Membeli baju baru, membeli TV yang lebih besar, membeli kendaraan dan
lain sebagainya yang sifatnya konsumtip.
Ini
semua mereka lakukan karena mereka ingin segera menikmati apa yang
diusahakannya. Atau mereka ingin segera dipandang sebagai orang yang
berhasil atau kaya. Namun pada akhirnya kehidupan mereka bukannya terus
membaik tetapi sebaliknya justru malah menurun atau mandek. Karena
mereka tidak berusaha membangun atau mengembangkan pendapatan dari hasil
yang mereka peroleh. Tetapi hasil yang diperoleh habis untuk belanja
barang konsumtip untuk memenuhi keiinginannya biar kelihatan kaya.
2. Kerja keras
Orang
kaya sanggup dan mampu bekerja keras, karena mereka paham akan hukum
alam. Siapa yang menabur akan menuai. Siapa yang menabur banyak akan
menuai banyak. Dengan demikian siapa yang kerja keras akan mendapatkan
hasil yang banyak.
Sementara
orang miskin berpikir sebaliknya. Mereka inginnya kerja sedikit tetapi
menedapatkan hasil yang besar. Mereka tidak mau diserahi tanggung jawab
yang besar, tetapi mereka ingin gajinya terus naik. Meskipun mereka
kerja banting tulang memeras keringat, karena mereka kerja kasar,
seperti buruh bangunan atau buruh pabrik, mereka bukan kerja keras,
namun sebenarnya mereka adalah pemalas. Mereka malas berpikir, malas
mengembangkan kariernya dan malas menerima tanggungjawab yang lebih
besar. Akhirnya mereka menerima kariernya mandek. Jika ada orang
mempertanyakan tentang sikapnya itu mereka menyalahkan pihak lain.
3. Hemat
Orang
kaya dalam membelanjakan uangnya, selalu dikaitkan dengan segi manfaat
dan keuntungan. Semantara orang miskin mementingkan gengsi.

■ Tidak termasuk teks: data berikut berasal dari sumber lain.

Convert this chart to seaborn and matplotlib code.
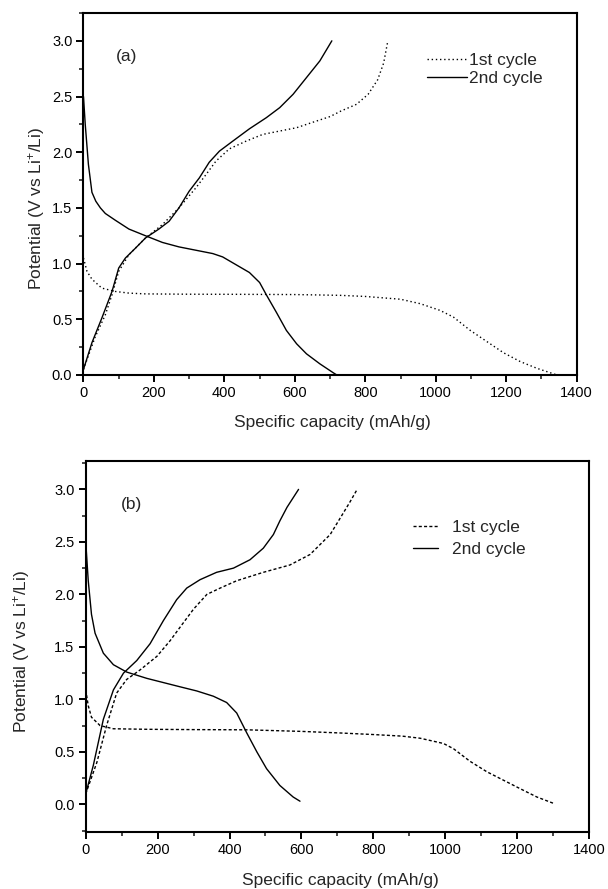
import numpy as np
import pandas as pd
import matplotlib
matplotlib.use("Agg")
import matplotlib.pyplot as plt
from matplotlib.ticker import MultipleLocator
import seaborn as sns

# ---------------- data ----------------
# Panel (a)
a1_dis_x = [0, 10, 24, 52, 90, 129, 176, 300, 450, 600, 728, 800, 900, 956, 1012, 1050, 1098, 1145, 1192, 1240, 1287, 1344]
a1_dis_y = [1.05, 0.93, 0.86, 0.78, 0.75, 0.735, 0.728, 0.725, 0.724, 0.722, 0.715, 0.705, 0.68, 0.64, 0.58, 0.52, 0.40, 0.30, 0.20, 0.12, 0.06, 0.0]
a1_chg_x = [0, 33, 62, 81, 100, 129, 176, 224, 271, 319, 348, 376, 414, 462, 509, 557, 605, 652, 700, 731, 775, 808, 835, 852, 864]
a1_chg_y = [0.05, 0.34, 0.54, 0.72, 0.93, 1.08, 1.23, 1.35, 1.50, 1.68, 1.80, 1.92, 2.03, 2.10, 2.16, 2.19, 2.22, 2.27, 2.32, 2.37, 2.43, 2.52, 2.65, 2.80, 3.0]
a2_dis_x = [0, 5, 14, 24, 35, 48, 62, 90, 129, 176, 224, 271, 319, 367, 395, 433, 471, 500, 519, 548, 576, 605, 633, 671, 709, 719]
a2_dis_y = [2.5, 2.25, 1.89, 1.64, 1.56, 1.50, 1.45, 1.39, 1.31, 1.25, 1.19, 1.15, 1.12, 1.09, 1.06, 0.99, 0.92, 0.83, 0.72, 0.56, 0.40, 0.28, 0.19, 0.10, 0.02, 0.0]
a2_chg_x = [0, 24, 52, 81, 100, 119, 148, 176, 214, 243, 271, 300, 329, 357, 386, 424, 471, 519, 557, 595, 633, 671, 705]
a2_chg_y = [0.05, 0.29, 0.51, 0.75, 0.96, 1.05, 1.14, 1.23, 1.31, 1.38, 1.50, 1.65, 1.77, 1.91, 2.01, 2.10, 2.21, 2.31, 2.40, 2.52, 2.67, 2.82, 3.0]

# Panel (b)
b1_dis_x = [0, 7, 16, 40, 77, 170, 300, 448, 600, 707, 800, 880, 930, 995, 1023, 1069, 1116, 1162, 1208, 1255, 1301]
b1_dis_y = [1.09, 0.94, 0.83, 0.75, 0.72, 0.715, 0.712, 0.71, 0.695, 0.68, 0.665, 0.65, 0.63, 0.58, 0.53, 0.41, 0.31, 0.23, 0.15, 0.07, 0.01]
b1_chg_x = [0, 31, 58, 86, 114, 151, 198, 235, 263, 300, 337, 374, 420, 494, 568, 624, 680, 712, 735, 755]
b1_chg_y = [0.10, 0.40, 0.75, 1.06, 1.19, 1.28, 1.41, 1.56, 1.69, 1.86, 2.00, 2.06, 2.13, 2.21, 2.28, 2.38, 2.57, 2.75, 2.88, 3.0]
b2_dis_x = [0, 7, 16, 26, 49, 77, 114, 170, 216, 262, 309, 355, 392, 420, 448, 476, 503, 540, 577, 596]
b2_dis_y = [2.5, 2.13, 1.81, 1.63, 1.44, 1.33, 1.26, 1.20, 1.16, 1.12, 1.08, 1.03, 0.97, 0.87, 0.68, 0.50, 0.34, 0.18, 0.07, 0.03]
b2_chg_x = [0, 21, 49, 77, 105, 142, 179, 216, 253, 281, 318, 364, 411, 457, 494, 522, 540, 560, 592]
b2_chg_y = [0.10, 0.37, 0.81, 1.09, 1.25, 1.37, 1.53, 1.75, 1.95, 2.06, 2.14, 2.21, 2.25, 2.33, 2.44, 2.57, 2.70, 2.83, 3.0]

x_ticks = [0, 200, 400, 600, 800, 1000, 1200, 1400]
y_ticks = [0.0, 0.5, 1.0, 1.5, 2.0, 2.5, 3.0]
series_labels = ["1st cycle", "2nd cycle"]
panel_labels = ["(a)", "(b)"]

# ---------------- style ----------------
sns.set_theme(style="ticks")
plt.rcParams["font.family"] = ["Liberation Sans", "DejaVu Sans"]
plt.rcParams["mathtext.fontset"] = "custom"
plt.rcParams["mathtext.rm"] = "Liberation Sans"
plt.rcParams["mathtext.it"] = "Liberation Sans:italic"

fig = plt.figure(figsize=(6.08, 8.89), dpi=100)
ax_a = fig.add_axes([0.1373, 0.5782, 0.8112, 0.4072])
ax_b = fig.add_axes([0.1410, 0.0645, 0.8278, 0.4169])


def draw(ax, curves, ylim, label, label_xy, ylab_xy, leg):
    for (x, y), name, ls in curves:
        sns.lineplot(x=x, y=y, ax=ax, sort=False, estimator=None,
                     color="black", linewidth=1.0, linestyle=ls, label=name)
    ax.set_xlim(0, 1400)
    ax.set_ylim(*ylim)
    ax.set_xticks(x_ticks)
    ax.set_yticks(y_ticks)
    ax.set_xticklabels([str(v) for v in x_ticks])
    ax.set_yticklabels([f"{v:.1f}" for v in y_ticks])
    ax.xaxis.set_minor_locator(MultipleLocator(100))
    ax.yaxis.set_minor_locator(MultipleLocator(0.25))
    ax.tick_params(which="major", direction="out", length=5, width=1.4,
                   labelsize=10.5, color="black", labelcolor="black", pad=3,
                   top=False, right=False)
    ax.tick_params(which="minor", direction="out", length=3, width=1.2,
                   top=False, right=False)
    for s in ax.spines.values():
        s.set_visible(True)
        s.set_linewidth(1.5)
        s.set_color("black")
    ax.set_xlabel("Specific capacity (mAh/g)", fontsize=12.5, va="top")
    ax.xaxis.set_label_coords(0.505, -0.111)
    ax.set_ylabel(r"Potential (V vs Li$^{+}$/Li)", fontsize=12.5)
    ax.yaxis.set_label_coords(ylab_xy[0], ylab_xy[1])
    ax.text(label_xy[0], label_xy[1], label, fontsize=12.5, ha="center", va="center")
    handles, labels = ax.get_legend_handles_labels()
    seen = {}
    for h, l in zip(handles, labels):
        if l and not l.startswith("_") and l not in seen:
            seen[l] = h
    ax.legend(list(seen.values()), list(seen.keys()), frameon=False,
              loc="upper left", bbox_to_anchor=leg["anchor"], fontsize=12.5,
              handlelength=leg["hl"], handletextpad=leg["pad"],
              labelspacing=leg["ls"], borderpad=0, borderaxespad=0)


dot_a = (0, (1, 2))
dot_b = (0, (2.2, 1.6))
draw(ax_a,
     [((a1_dis_x, a1_dis_y), series_labels[0], dot_a),
      ((a1_chg_x, a1_chg_y), "_a1c", dot_a),
      ((a2_dis_x, a2_dis_y), series_labels[1], "-"),
      ((a2_chg_x, a2_chg_y), "_a2c", "-")],
     (0, 3.25), panel_labels[0], (122, 2.86), (-0.074, 0.461),
     {"anchor": (0.697, 0.89), "hl": 2.3, "pad": 0.1, "ls": 0.15})
draw(ax_b,
     [((b1_dis_x, b1_dis_y), series_labels[0], dot_b),
      ((b1_chg_x, b1_chg_y), "_b1c", dot_b),
      ((b2_dis_x, b2_dis_y), series_labels[1], "-"),
      ((b2_chg_x, b2_chg_y), "_b2c", "-")],
     (-0.26, 3.27), panel_labels[1], (126, 2.86), (-0.107, 0.486),
     {"anchor": (0.650, 0.842), "hl": 1.45, "pad": 0.8, "ls": 0.4})

fig.savefig("out.png", dpi=100)
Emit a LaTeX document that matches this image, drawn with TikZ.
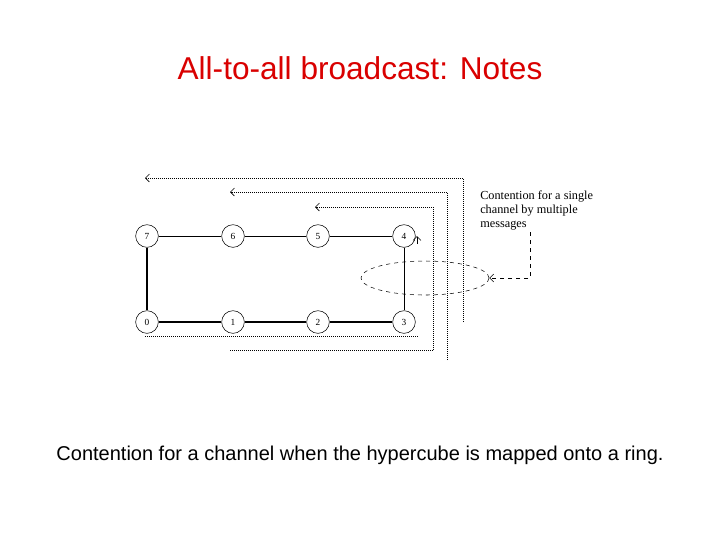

4. Tidak mudah merasa puas.
Kadang pemahaman kita salah, orang kaya itu rakus dan serakah dan orang miskin itu menerima dan mengalah. Apa benar demikian?
5. Menghargai uang sekecil apapun.
Sepintas
kebiasaan yang kelima ini sama dengan hemat atau kebiasaan ketiga.
Tetapi sebenarnya berbeda. Perbedaannya adalah hemat berkaitan dengan
pengeluaran uang sedangkan menghargai uang sekecil apapun, berkaiatan
dengan pendapatan.
Orang
miskin perpendapat buat apa uang satu rupiah atau dua rupiah, bikin
capek saja. Namun orang kaya berpendapat, jika uang seperak dikalikan 1
juta maka akan jadi besar. Atau uang Rp 9999 tidak dikatakan Rp 10.000,
walau kurang 1 rupiah saja.
6. Tidak malu, kerja apapun akan dikerjakan tidak pilih-pilih
Orang
kaya tidak mengenal malu mengerjakan sesuatu jika itu baik, halal dan
mengahasilkan. Namun orang miskin, pilih-pilh dan mengutamakan gengsi.
Karena itu kebanyakan orang miskin itu bekerja. Mereka pikir bekerja itu
lebih terhormat apalagi jika memiliki jabatan. Saya mempunyai teman
seorang mantan direktur suatu perusahaan. Karena perusahaannya bangkrut
maka terkena PHK. Karena usianya sudah cukup berumur maka dia mengalami
kesulitan mencari kerja ditempat lain. Akhirnya memutuskan untuk usaha
sendiri. Walaupun usahanya cukup lumayan, tetapi dia tidak merasa puas,
apalagi jika ditanya anaknya. “ Bapak ini kerja apa sih dan jabatanya
apasih. Kok dirumah terus.” Hatinya terasa teriris-iris.